WHAT TO PRODUCE: Locate the line that contains "Reproduce this chart" in the entries below, then repeat it and every following line through the line that contains "N_LEVELS = 17", exactly, and no others.

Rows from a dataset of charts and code

-- begin --

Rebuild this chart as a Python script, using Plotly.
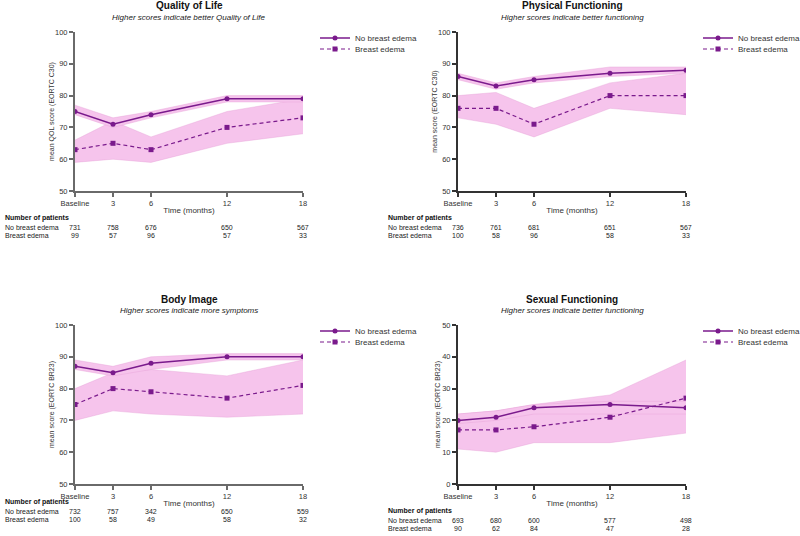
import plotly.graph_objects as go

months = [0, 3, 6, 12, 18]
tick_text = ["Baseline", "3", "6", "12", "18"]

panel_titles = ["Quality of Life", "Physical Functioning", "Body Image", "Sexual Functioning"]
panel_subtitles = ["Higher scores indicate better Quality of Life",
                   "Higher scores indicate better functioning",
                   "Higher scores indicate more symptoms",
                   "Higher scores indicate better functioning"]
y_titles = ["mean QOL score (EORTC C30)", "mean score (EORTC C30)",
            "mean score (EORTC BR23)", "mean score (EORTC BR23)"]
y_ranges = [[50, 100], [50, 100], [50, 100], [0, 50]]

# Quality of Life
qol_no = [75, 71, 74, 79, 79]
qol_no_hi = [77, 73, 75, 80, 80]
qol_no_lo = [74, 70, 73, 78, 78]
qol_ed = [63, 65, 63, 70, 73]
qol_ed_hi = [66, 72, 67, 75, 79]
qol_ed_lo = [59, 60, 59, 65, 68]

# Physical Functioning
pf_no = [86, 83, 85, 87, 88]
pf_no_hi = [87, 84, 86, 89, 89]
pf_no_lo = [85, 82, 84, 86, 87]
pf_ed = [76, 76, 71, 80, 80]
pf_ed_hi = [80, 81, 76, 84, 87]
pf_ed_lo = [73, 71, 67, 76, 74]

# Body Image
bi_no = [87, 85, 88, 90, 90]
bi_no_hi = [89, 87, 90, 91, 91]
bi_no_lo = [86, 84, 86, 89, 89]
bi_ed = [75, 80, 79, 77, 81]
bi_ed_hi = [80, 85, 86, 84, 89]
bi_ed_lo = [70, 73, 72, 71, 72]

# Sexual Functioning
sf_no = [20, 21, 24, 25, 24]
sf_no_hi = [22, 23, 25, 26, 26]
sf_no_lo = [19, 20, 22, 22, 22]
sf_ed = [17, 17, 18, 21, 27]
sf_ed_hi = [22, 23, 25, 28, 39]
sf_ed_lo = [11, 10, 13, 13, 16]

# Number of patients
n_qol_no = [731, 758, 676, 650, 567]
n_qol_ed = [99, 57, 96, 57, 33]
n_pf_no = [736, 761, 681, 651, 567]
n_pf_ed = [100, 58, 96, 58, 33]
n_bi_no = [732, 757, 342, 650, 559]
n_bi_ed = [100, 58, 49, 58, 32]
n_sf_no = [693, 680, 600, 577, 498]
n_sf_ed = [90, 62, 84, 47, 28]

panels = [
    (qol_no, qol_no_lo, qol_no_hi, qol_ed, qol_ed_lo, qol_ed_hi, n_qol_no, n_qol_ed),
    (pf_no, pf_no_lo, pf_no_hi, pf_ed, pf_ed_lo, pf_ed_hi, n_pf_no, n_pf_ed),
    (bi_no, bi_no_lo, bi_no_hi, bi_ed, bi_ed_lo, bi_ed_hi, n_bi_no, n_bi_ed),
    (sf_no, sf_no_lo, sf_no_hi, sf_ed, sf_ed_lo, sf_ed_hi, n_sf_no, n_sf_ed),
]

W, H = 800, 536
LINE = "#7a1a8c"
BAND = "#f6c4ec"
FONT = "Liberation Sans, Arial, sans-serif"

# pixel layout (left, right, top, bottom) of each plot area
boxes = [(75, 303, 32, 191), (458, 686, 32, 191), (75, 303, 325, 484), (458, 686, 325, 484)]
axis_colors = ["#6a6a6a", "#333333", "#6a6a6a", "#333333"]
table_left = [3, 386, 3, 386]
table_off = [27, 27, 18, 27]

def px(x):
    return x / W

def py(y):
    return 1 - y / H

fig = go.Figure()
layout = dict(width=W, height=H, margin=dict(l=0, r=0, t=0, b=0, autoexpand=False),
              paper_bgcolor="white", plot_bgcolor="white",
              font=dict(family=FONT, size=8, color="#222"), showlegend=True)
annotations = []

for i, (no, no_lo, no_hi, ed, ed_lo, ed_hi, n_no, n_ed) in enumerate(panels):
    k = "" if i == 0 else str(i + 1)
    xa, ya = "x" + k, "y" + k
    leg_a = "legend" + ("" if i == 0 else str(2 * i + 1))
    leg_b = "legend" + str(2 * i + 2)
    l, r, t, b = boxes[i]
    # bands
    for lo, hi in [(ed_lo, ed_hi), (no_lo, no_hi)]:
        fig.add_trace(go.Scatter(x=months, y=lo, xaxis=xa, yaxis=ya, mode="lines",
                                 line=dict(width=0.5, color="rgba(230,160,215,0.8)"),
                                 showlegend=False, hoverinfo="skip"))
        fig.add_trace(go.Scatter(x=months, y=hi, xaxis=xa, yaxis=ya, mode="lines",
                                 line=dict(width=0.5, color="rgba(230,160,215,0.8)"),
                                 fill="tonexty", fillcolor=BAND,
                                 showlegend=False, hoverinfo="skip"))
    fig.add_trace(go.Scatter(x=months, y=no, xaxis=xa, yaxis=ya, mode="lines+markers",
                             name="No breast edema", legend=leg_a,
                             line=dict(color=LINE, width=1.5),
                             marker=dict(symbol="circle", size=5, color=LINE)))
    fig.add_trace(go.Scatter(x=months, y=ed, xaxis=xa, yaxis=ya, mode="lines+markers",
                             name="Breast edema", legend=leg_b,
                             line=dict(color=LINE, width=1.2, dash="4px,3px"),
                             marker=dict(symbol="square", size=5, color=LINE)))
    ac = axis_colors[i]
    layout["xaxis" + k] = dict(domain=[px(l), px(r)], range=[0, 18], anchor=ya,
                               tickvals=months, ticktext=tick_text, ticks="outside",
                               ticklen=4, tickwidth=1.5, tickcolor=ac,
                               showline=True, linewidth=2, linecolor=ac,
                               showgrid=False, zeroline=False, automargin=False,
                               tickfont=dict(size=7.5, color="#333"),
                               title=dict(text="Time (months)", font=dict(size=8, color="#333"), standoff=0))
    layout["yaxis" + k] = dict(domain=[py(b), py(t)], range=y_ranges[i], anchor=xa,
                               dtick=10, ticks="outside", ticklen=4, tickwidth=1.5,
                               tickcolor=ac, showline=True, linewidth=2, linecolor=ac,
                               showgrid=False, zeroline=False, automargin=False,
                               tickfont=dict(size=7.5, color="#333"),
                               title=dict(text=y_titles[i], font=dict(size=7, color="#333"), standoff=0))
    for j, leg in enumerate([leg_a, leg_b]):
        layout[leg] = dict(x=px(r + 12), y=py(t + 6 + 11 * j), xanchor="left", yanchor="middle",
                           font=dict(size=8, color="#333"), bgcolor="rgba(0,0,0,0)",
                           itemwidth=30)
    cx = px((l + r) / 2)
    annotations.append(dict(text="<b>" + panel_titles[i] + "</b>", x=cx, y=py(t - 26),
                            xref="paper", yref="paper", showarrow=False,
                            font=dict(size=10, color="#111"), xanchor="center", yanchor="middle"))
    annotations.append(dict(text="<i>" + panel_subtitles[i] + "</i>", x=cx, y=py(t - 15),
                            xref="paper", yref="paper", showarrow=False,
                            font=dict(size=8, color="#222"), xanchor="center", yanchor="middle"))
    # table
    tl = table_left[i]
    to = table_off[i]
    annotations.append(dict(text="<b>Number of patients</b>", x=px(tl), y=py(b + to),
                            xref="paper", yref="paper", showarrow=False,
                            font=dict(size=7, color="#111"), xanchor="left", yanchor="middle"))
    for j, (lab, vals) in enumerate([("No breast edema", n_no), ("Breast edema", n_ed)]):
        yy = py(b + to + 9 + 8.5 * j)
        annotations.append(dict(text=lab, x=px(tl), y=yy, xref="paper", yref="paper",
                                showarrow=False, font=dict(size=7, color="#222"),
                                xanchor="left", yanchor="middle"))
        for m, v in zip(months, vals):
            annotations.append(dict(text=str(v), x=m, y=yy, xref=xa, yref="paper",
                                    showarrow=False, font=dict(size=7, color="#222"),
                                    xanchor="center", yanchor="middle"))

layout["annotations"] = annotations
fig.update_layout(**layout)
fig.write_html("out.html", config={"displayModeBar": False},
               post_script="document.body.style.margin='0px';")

-- end --
-- begin --

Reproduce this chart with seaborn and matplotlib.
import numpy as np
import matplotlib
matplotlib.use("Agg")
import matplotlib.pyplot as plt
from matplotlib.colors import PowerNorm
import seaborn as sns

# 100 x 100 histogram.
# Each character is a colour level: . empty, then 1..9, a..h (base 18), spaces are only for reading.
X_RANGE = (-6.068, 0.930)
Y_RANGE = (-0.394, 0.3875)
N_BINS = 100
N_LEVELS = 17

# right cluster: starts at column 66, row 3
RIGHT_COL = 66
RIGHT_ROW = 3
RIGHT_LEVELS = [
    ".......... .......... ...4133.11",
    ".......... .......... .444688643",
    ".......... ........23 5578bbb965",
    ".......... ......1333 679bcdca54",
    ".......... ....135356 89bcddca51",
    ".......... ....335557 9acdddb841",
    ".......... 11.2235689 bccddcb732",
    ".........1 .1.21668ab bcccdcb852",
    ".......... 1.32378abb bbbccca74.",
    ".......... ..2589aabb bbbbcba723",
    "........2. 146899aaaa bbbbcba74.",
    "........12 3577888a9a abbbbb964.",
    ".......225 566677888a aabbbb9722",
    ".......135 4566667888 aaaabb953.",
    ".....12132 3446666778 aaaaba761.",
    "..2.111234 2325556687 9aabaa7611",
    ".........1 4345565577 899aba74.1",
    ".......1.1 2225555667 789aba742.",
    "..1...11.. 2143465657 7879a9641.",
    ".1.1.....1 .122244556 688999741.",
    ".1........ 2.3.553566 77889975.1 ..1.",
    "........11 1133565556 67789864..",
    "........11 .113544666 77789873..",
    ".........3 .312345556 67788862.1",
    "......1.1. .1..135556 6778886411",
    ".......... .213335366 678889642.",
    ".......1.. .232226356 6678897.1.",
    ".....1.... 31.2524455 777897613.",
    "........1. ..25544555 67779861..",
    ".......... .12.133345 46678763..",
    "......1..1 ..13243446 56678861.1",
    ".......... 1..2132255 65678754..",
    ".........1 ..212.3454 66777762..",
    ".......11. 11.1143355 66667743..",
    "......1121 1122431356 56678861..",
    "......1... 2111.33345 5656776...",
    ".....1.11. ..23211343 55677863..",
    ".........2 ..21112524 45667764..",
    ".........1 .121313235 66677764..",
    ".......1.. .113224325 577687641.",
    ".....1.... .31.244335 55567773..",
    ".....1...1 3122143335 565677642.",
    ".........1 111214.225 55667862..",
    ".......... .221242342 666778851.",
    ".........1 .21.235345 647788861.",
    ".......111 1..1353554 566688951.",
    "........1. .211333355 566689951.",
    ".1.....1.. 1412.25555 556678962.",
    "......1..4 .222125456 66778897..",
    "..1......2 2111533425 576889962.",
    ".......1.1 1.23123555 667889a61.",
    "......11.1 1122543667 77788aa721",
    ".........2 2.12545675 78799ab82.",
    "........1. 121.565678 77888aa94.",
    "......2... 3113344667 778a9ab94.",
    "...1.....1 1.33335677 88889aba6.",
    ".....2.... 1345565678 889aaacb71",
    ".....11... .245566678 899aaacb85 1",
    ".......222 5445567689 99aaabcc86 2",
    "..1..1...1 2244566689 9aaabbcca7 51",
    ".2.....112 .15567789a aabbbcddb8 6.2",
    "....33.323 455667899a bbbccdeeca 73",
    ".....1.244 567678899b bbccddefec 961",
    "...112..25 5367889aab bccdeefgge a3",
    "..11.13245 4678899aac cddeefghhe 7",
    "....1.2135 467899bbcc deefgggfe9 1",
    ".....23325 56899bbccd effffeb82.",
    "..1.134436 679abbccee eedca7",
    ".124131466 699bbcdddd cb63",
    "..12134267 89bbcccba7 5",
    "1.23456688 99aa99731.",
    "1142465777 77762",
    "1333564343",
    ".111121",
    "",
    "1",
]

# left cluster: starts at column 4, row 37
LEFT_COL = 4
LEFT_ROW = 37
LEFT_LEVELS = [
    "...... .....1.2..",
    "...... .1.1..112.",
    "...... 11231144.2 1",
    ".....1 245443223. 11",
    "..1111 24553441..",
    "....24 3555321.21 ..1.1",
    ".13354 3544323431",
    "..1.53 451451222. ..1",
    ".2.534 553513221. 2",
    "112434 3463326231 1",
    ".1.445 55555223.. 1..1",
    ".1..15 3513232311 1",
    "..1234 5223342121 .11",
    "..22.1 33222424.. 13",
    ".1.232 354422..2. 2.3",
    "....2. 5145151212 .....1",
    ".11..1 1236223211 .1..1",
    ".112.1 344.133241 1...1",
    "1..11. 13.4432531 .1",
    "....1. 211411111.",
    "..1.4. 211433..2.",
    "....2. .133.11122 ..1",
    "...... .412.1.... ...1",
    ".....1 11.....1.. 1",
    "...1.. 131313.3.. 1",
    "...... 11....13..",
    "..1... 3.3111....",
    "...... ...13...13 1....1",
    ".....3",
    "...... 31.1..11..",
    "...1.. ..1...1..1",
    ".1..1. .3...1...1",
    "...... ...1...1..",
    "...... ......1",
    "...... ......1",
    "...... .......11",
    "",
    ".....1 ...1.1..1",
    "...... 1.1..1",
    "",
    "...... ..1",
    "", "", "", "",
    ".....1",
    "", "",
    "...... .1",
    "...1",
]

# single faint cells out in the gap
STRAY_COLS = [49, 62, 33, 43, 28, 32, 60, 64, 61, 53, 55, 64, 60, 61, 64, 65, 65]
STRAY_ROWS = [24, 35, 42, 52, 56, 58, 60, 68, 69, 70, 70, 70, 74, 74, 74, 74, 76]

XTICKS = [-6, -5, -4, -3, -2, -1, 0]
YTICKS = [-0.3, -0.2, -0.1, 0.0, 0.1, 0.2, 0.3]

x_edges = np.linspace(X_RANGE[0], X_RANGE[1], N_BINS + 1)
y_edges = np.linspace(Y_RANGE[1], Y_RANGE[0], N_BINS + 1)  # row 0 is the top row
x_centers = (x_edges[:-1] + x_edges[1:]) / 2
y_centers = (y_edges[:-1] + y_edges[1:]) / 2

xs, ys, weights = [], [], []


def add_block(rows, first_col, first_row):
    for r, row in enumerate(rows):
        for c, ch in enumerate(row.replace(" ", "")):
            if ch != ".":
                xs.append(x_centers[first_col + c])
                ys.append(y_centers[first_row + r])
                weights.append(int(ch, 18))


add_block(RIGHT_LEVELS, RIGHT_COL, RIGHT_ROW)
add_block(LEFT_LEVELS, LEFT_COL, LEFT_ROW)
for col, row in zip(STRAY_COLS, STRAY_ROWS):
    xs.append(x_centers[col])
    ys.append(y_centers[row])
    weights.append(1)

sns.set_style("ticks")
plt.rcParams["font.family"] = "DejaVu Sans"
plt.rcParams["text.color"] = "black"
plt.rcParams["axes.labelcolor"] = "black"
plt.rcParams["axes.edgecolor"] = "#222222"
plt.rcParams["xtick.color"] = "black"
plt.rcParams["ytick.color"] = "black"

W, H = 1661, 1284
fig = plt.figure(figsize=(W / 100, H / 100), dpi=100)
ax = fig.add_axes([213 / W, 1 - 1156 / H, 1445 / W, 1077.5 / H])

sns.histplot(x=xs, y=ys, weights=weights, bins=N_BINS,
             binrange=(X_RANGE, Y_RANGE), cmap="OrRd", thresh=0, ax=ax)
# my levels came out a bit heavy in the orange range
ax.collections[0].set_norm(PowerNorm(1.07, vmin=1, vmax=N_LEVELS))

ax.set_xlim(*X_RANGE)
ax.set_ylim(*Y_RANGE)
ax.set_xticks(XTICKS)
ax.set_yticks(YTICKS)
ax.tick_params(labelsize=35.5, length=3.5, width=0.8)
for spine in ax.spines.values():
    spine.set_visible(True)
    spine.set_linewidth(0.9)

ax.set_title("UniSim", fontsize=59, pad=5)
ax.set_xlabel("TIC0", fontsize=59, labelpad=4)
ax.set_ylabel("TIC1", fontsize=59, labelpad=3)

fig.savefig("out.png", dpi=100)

-- end --
-- begin --

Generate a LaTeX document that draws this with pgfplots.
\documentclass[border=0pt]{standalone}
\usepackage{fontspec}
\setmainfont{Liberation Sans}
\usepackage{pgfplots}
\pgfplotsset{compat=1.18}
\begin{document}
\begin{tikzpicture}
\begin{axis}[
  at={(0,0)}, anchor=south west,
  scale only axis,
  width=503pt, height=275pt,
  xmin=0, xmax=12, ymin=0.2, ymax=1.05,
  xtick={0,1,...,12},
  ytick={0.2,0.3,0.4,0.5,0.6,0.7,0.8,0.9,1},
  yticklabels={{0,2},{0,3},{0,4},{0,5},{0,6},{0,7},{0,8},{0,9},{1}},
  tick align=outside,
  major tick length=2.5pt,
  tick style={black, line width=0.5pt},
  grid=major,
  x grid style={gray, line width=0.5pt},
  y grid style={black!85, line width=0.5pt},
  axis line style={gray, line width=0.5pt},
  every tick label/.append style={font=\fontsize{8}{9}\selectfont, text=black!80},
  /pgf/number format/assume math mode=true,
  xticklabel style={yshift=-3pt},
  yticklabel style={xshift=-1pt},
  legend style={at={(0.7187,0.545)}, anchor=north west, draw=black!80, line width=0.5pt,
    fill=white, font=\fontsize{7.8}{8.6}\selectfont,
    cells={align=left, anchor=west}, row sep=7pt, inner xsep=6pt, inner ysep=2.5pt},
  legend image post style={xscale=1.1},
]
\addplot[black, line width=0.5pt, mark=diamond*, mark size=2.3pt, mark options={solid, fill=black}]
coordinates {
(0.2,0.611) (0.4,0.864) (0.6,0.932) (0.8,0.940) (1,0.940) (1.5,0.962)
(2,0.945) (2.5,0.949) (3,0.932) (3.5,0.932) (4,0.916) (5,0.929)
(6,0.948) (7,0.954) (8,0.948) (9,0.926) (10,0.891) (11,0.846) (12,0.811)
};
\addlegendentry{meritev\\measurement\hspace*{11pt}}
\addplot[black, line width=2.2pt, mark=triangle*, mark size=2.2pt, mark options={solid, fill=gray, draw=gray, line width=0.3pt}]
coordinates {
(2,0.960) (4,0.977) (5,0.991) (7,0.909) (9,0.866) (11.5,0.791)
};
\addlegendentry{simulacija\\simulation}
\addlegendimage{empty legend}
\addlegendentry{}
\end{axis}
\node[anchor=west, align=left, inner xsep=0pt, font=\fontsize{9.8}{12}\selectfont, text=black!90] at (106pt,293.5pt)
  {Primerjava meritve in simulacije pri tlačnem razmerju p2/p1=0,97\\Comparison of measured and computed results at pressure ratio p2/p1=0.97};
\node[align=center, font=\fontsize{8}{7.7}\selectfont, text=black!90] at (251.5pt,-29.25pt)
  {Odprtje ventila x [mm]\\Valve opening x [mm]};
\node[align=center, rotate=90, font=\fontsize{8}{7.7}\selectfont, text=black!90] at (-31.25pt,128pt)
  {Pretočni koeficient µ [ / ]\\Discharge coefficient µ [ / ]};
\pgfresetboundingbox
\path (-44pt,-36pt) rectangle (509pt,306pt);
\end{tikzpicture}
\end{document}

-- end --

ANSWER TO THE TASK:
Reproduce this chart with seaborn and matplotlib.
import numpy as np
import matplotlib
matplotlib.use("Agg")
import matplotlib.pyplot as plt
from matplotlib.colors import PowerNorm
import seaborn as sns

# 100 x 100 histogram.
# Each character is a colour level: . empty, then 1..9, a..h (base 18), spaces are only for reading.
X_RANGE = (-6.068, 0.930)
Y_RANGE = (-0.394, 0.3875)
N_BINS = 100
N_LEVELS = 17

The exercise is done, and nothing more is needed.